> _What is asked_
Working from the top of the listing below, retype each line through the line containing "cinsiyet_values = [52, 73]", both included, with no pictures.

> _Entries_
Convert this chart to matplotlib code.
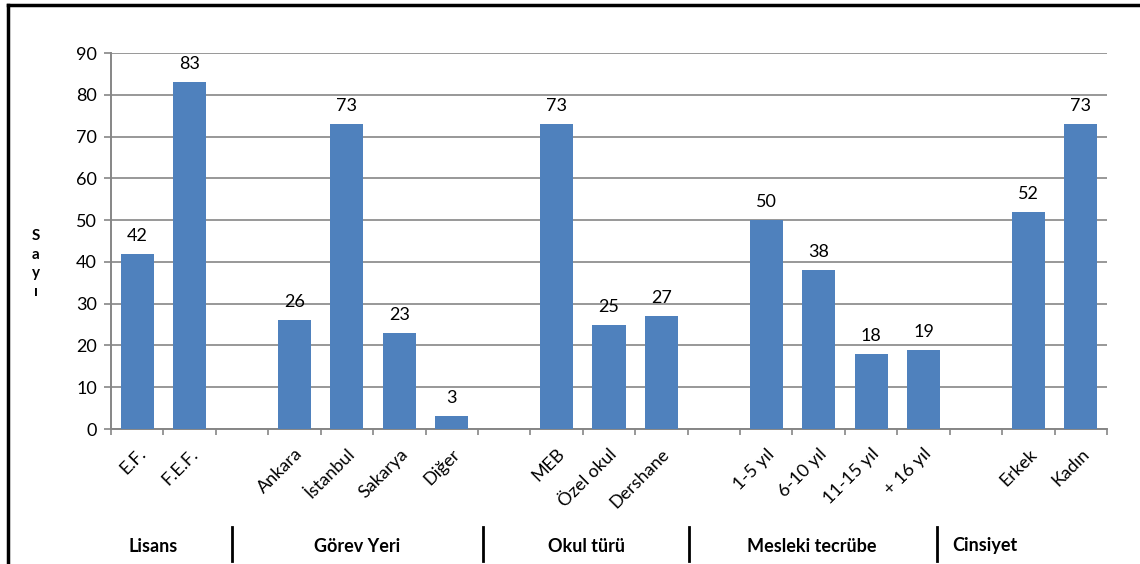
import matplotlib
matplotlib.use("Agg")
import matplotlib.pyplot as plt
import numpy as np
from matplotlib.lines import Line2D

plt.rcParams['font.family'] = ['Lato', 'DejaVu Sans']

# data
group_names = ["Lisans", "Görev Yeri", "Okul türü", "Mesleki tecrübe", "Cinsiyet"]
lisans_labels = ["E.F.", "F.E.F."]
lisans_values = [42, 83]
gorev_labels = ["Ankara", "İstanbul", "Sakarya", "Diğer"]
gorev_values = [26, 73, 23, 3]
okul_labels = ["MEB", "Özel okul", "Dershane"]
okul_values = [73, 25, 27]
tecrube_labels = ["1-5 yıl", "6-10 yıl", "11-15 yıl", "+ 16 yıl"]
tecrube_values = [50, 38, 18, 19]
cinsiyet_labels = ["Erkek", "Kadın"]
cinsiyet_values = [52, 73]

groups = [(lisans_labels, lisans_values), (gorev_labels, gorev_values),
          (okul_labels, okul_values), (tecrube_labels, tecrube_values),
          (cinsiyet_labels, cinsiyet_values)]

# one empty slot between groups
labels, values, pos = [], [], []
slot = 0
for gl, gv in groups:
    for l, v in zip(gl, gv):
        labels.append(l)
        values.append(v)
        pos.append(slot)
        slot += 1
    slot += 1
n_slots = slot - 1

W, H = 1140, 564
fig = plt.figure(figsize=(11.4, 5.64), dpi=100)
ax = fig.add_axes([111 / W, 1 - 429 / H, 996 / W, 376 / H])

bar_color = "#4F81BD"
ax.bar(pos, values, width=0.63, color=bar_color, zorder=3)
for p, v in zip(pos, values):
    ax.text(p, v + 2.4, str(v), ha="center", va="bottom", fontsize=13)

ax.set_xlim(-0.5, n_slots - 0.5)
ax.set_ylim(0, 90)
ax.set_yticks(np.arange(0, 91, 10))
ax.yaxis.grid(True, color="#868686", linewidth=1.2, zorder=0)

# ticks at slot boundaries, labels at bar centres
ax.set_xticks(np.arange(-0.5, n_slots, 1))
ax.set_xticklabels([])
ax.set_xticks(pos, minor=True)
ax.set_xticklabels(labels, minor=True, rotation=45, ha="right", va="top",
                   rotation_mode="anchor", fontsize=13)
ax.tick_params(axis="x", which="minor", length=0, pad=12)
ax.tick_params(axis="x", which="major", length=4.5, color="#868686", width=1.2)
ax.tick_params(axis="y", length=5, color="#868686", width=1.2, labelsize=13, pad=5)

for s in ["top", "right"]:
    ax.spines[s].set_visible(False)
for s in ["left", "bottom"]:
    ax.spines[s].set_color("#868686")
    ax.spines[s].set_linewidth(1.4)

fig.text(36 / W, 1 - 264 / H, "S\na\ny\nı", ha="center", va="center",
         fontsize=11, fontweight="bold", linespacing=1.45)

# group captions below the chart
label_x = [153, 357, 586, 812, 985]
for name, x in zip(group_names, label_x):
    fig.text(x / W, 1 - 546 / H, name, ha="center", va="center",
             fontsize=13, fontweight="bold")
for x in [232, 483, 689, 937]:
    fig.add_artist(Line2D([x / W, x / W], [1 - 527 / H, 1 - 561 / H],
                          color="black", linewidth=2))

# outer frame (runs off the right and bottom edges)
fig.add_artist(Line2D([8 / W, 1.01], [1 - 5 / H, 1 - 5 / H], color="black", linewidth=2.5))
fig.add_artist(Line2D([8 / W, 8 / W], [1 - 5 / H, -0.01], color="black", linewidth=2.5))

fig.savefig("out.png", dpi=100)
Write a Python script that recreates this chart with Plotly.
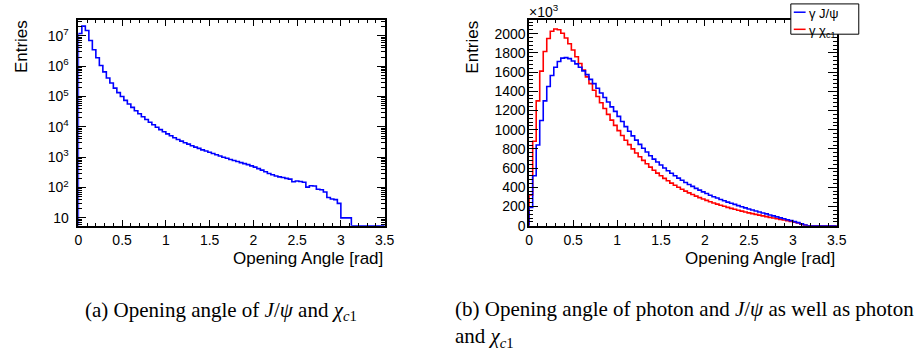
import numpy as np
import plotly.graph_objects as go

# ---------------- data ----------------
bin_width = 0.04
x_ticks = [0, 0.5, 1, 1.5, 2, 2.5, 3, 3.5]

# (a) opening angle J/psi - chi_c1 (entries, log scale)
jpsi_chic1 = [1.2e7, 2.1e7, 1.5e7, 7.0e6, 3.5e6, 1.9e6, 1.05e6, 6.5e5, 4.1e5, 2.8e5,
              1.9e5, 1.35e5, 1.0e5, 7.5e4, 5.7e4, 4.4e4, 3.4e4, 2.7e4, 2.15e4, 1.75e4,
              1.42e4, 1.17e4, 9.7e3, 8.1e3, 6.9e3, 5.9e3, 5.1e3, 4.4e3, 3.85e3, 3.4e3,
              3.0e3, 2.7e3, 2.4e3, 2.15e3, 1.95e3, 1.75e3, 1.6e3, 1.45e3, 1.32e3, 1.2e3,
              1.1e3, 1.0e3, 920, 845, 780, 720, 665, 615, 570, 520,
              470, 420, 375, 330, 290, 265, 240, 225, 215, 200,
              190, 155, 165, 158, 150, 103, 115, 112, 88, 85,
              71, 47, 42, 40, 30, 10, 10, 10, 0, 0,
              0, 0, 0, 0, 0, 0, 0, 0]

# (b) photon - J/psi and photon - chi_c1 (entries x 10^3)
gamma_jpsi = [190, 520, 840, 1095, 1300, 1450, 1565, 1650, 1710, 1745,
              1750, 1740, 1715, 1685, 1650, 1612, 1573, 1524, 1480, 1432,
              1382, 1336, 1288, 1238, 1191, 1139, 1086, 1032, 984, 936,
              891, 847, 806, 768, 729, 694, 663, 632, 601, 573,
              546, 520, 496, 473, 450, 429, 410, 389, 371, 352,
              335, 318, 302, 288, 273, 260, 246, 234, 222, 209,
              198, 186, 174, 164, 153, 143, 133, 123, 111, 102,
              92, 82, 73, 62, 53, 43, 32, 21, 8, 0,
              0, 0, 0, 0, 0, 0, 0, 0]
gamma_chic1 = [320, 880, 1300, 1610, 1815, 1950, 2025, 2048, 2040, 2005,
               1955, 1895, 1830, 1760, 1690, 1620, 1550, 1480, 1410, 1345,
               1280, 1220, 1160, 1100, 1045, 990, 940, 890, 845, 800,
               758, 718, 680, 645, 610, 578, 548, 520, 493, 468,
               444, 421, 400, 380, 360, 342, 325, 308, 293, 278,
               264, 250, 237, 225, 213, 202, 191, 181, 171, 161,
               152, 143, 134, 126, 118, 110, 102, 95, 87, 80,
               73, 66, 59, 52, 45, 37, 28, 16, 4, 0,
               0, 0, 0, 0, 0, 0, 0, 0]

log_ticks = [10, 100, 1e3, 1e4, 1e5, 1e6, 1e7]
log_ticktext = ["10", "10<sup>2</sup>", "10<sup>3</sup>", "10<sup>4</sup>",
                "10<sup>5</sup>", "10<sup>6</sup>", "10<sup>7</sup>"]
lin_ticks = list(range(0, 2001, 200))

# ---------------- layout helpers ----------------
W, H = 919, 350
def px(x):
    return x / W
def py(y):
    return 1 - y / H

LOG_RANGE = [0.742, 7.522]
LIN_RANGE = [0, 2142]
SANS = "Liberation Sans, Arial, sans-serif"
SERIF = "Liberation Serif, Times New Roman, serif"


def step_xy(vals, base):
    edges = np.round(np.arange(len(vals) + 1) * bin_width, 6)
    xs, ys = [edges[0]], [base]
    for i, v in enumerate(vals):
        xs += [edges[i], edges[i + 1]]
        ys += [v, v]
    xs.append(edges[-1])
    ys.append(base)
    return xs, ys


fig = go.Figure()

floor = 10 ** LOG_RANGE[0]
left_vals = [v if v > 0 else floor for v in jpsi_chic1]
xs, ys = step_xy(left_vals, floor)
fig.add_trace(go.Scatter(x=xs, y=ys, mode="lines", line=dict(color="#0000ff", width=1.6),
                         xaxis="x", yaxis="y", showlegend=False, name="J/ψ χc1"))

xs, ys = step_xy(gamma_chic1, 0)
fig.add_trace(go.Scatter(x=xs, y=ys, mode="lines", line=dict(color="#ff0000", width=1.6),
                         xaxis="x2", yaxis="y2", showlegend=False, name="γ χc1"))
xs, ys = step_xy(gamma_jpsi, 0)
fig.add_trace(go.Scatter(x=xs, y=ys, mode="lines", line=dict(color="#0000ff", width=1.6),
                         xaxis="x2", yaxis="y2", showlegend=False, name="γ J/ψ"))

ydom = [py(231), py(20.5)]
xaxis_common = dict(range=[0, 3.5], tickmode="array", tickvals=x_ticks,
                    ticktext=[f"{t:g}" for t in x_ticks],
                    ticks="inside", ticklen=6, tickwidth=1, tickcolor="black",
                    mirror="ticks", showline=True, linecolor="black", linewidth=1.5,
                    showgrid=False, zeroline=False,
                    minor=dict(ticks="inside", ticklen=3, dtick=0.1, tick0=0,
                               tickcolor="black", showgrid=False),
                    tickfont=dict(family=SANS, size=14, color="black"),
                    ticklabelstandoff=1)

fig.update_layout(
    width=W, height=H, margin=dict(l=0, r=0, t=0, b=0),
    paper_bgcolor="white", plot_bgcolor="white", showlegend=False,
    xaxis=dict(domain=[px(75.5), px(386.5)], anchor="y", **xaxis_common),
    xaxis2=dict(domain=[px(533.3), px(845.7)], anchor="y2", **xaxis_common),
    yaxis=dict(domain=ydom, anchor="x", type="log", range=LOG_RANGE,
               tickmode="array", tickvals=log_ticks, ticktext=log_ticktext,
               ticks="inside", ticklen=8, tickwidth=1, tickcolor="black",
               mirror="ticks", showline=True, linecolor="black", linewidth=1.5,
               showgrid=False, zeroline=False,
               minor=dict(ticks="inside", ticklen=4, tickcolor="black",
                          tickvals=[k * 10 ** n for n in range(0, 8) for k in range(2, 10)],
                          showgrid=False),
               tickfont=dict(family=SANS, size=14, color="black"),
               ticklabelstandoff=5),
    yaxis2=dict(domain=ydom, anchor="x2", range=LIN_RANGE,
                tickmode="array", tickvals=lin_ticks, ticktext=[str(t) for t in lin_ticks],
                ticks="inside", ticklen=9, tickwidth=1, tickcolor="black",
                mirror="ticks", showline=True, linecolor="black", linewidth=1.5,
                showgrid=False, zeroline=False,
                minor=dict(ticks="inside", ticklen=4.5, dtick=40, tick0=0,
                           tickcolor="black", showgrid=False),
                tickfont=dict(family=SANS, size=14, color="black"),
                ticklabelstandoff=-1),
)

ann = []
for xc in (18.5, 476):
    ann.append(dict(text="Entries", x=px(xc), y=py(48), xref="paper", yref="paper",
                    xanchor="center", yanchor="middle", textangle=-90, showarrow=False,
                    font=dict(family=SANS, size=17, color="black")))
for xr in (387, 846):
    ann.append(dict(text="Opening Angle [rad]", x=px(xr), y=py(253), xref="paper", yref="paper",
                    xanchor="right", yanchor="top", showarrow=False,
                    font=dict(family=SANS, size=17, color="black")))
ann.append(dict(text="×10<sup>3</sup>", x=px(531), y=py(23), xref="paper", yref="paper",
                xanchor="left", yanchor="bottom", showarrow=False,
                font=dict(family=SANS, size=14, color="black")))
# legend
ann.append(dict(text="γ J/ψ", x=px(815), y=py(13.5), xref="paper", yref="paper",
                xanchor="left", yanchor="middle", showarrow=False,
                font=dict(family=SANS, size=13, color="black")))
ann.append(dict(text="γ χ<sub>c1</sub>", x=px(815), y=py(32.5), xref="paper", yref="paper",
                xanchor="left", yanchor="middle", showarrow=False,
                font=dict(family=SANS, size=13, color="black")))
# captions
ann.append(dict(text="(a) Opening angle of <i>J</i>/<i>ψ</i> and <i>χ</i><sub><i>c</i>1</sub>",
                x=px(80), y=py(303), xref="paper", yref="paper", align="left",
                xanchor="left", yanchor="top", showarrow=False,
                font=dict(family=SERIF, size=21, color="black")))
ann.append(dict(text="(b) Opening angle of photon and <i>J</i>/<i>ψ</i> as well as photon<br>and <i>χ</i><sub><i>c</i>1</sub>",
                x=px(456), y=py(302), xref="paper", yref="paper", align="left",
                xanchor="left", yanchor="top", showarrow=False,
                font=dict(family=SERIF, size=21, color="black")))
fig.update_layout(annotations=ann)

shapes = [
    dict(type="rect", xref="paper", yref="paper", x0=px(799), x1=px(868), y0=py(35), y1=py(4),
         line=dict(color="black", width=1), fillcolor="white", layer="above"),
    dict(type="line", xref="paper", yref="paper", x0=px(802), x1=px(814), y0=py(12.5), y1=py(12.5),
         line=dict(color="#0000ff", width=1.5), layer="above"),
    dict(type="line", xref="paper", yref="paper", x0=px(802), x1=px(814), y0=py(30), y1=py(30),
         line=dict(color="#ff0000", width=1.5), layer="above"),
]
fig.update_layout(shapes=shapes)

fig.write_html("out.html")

> _Exercise response_
Convert this chart to matplotlib code.
import matplotlib
matplotlib.use("Agg")
import matplotlib.pyplot as plt
import numpy as np
from matplotlib.lines import Line2D

plt.rcParams['font.family'] = ['Lato', 'DejaVu Sans']

# data
group_names = ["Lisans", "Görev Yeri", "Okul türü", "Mesleki tecrübe", "Cinsiyet"]
lisans_labels = ["E.F.", "F.E.F."]
lisans_values = [42, 83]
gorev_labels = ["Ankara", "İstanbul", "Sakarya", "Diğer"]
gorev_values = [26, 73, 23, 3]
okul_labels = ["MEB", "Özel okul", "Dershane"]
okul_values = [73, 25, 27]
tecrube_labels = ["1-5 yıl", "6-10 yıl", "11-15 yıl", "+ 16 yıl"]
tecrube_values = [50, 38, 18, 19]
cinsiyet_labels = ["Erkek", "Kadın"]
cinsiyet_values = [52, 73]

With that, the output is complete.